The implementation of the new rate for the Communication Service Tax (CST), also known as talk tax, is to take effect from September 2020.
The Minister of Finance, Mr Ken Ofori-Atta at the presentation of the 2020 mid-year budget review announced the reduction of the tax from nine per cent to five per cent.
He told Parliament on Thursday that, “In the short term, we will reduce the CST from 9% to 5% to reduce the cost of communication services to the consumer as more and more people work remotely and utilize online services. We will count on the Telcos to match this reduction in the CST by reducing their tariffs. This is important for our youth, entrepreneurs, and the burgeoning FINTEC industry.”
Addressing Ghanaians on Sunday, July 26, 2020, to reiterate plans taken by the government to cushion Ghanaians from the impact of COVID-19, President Nana Akufo-Addo indicated that the move will be rolled out in September.
“The Communication Service Tax has also been reduced from 9 per cent to 5 per cent, effective September 2020.”
Background of CST
The CST was introduced in 2008 at an ad valorem rate of six per cent.
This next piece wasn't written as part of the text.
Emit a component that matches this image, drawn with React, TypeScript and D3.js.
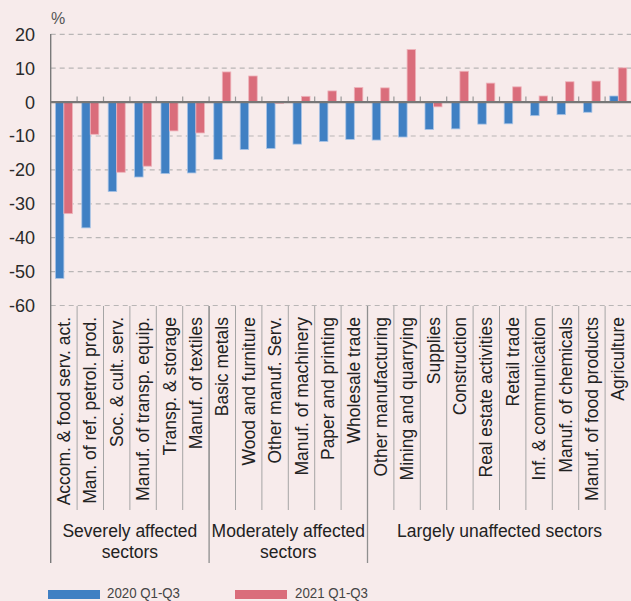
import React from "react";
import * as d3 from "d3";

const categories: string[] = [
  "Accom. & food serv. act.",
  "Man. of ref. petrol. prod.",
  "Soc. & cult. serv.",
  "Manuf. of transp. equip.",
  "Transp. & storage",
  "Manuf. of textiles",
  "Basic metals",
  "Wood and furniture",
  "Other manuf. Serv.",
  "Manuf. of machinery",
  "Paper and printing",
  "Wholesale trade",
  "Other manufacturing",
  "Mining and quarrying",
  "Supplies",
  "Construction",
  "Real estate activities",
  "Retail trade",
  "Inf. & communication",
  "Manuf. of chemicals",
  "Manuf. of food products",
  "Agriculture",
];

const values2020: number[] = [
  -52.0, -37.1, -26.4, -22.1, -21.1, -20.9, -16.9, -14.0, -13.7, -12.4, -11.6,
  -11.0, -11.2, -10.3, -8.1, -7.9, -6.5, -6.4, -4.0, -3.7, -3.0, 1.8,
];

const values2021: number[] = [
  -32.9, -9.5, -20.7, -18.9, -8.5, -9.1, 8.9, 7.7, -0.4, 1.7, 3.3, 4.3, 4.2,
  15.5, -1.4, 9.1, 5.6, 4.5, 1.8, 6.0, 6.2, 10.1,
];

const seriesNames: string[] = ["2020 Q1-Q3", "2021 Q1-Q3"];

const groups: { lines: string[]; start: number; end: number }[] = [
  { lines: ["Severely affected", "sectors"], start: 0, end: 6 },
  { lines: ["Moderately affected", "sectors"], start: 6, end: 12 },
  { lines: ["Largely unaffected sectors"], start: 12, end: 22 },
];

const yTicks: number[] = [20, 10, 0, -10, -20, -30, -40, -50, -60];

const W = 631;
const H = 601;
const BG = "#f7ebeb";
const BLUE = "#4080c3";
const RED = "#da6d7b";
const FONT = "'Liberation Sans', Arial, Helvetica, sans-serif";

export default function App() {
  const left = 50.7;
  const right = 631.5;
  const x = d3.scaleBand<string>().domain(categories).range([left, right]).padding(0);
  const x1 = d3
    .scaleBand<string>()
    .domain(seriesNames)
    .range([0, x.bandwidth()])
    .paddingInner(0)
    .paddingOuter(0.55);
  const y = d3.scaleLinear().domain([-60, 20]).range([305.5, 34.3]);
  const step = x.step();
  const labelTop = 306;
  const sepBottom = 510;
  const groupBottom = 563;

  const bar = (v: number, i: number, s: number) => {
    const cx = (x(categories[i]) as number) + (x1(seriesNames[s]) as number);
    const y0 = y(0);
    const yv = y(v);
    return (
      <rect
        key={`${s}-${i}`}
        x={cx}
        y={Math.min(y0, yv)}
        width={x1.bandwidth()}
        height={Math.abs(yv - y0)}
        fill={s === 0 ? BLUE : RED}
        stroke={s === 0 ? "#a9c4e6" : "#eeb3bb"}
        strokeWidth={0.8}
      />
    );
  };

  return (
    <svg
      width={W}
      height={H}
      style={{ position: "absolute", left: 0, top: 0, background: BG, display: "block" }}
      fontFamily={FONT}
    >
      <rect x={0} y={0} width={W} height={H} fill={BG} />
      {/* gridlines */}
      {yTicks.map((t) => (
        <line
          key={`g${t}`}
          x1={left}
          x2={W}
          y1={y(t)}
          y2={y(t)}
          stroke="#b9b6b6"
          strokeWidth={1.2}
          strokeDasharray="5,4"
        />
      ))}
      {/* y tick labels */}
      {yTicks.map((t) => (
        <text
          key={`t${t}`}
          x={35}
          y={y(t)}
          dy="0.36em"
          textAnchor="end"
          fontSize={18}
          fill="#2a2a2a"
        >
          {t}
        </text>
      ))}
      <text x={51} y={24} fontSize={16} fill="#555">
        %
      </text>
      {/* bars */}
      {values2020.map((v, i) => bar(v, i, 0))}
      {values2021.map((v, i) => bar(v, i, 1))}
      {/* zero line ticks */}
      {categories.map((c, i) =>
        i === 0 ? null : (
          <line
            key={`zt${i}`}
            x1={x(c) as number}
            x2={x(c) as number}
            y1={y(0) - 5.5}
            y2={y(0)}
            stroke="#999"
            strokeWidth={1.2}
          />
        )
      )}
      <line x1={left} x2={W} y1={y(0)} y2={y(0)} stroke="#777" strokeWidth={2.4} />
      {/* y axis */}
      <line x1={left} x2={left} y1={34} y2={groupBottom} stroke="#7a7a7a" strokeWidth={1.4} />
      {/* category separators */}
      {categories.map((c, i) =>
        i === 0 ? null : (
          <line
            key={`s${i}`}
            x1={x(c) as number}
            x2={x(c) as number}
            y1={labelTop}
            y2={sepBottom}
            stroke="#a5a5a5"
            strokeWidth={1}
          />
        )
      )}
      {/* group separators */}
      {groups.map((g, gi) =>
        gi === 0 ? null : (
          <line
            key={`gs${gi}`}
            x1={left + g.start * step}
            x2={left + g.start * step}
            y1={labelTop}
            y2={groupBottom}
            stroke="#8f8f8f"
            strokeWidth={1.3}
          />
        )
      )}
      {/* category labels */}
      {categories.map((c) => {
        const cx = (x(c) as number) + x.bandwidth() / 2;
        return (
          <text
            key={`l${c}`}
            transform={`translate(${cx},${labelTop + 11}) rotate(-90)`}
            textAnchor="end"
            dominantBaseline="central"
            fontSize={17.5}
            fill="#222"
          >
            {c}
          </text>
        );
      })}
      {/* group labels */}
      {groups.map((g, gi) => {
        const cx = left + ((g.start + g.end) / 2) * step;
        return (
          <text key={`gl${gi}`} x={cx} y={537} textAnchor="middle" fontSize={17.5} fill="#222">
            {g.lines.map((ln, li) => (
              <tspan key={li} x={cx} dy={li === 0 ? 0 : 21}>
                {ln}
              </tspan>
            ))}
          </text>
        );
      })}
      {/* legend */}
      <rect x={48} y={590} width={52} height={9} fill={BLUE} />
      <text
        x={107}
        y={598}
        fontSize={14}
        fill="#444"
        textLength={73}
        lengthAdjust="spacingAndGlyphs"
      >
        {seriesNames[0]}
      </text>
      <rect x={235} y={590} width={52} height={9} fill={RED} />
      <text
        x={295}
        y={598}
        fontSize={14}
        fill="#444"
        textLength={73}
        lengthAdjust="spacingAndGlyphs"
      >
        {seriesNames[1]}
      </text>
    </svg>
  );
}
The tax is levied on charges payable by consumers for the use of communication services.
In 2018 the tax brought in a total of GH¢420 million, representing a 27.7 per cent increase from the estimated ¢304 million accrued in 2017.
The amount generated from the levy was 4.56 per cent more than the projected ¢401.8 million in the 2018 mid-year budget.
The telcos started charging customers the revised CST from October 1, 2019, after the Minister of Finance, Mr Ken Ofori-Atta, announced an increment in the tax from six to nine per cent in the Supplementary Budget.
The Finance Minister in justifying the increment, had said it was aimed at creating a viable technology ecosystem to among other things identify and combat cybercrime.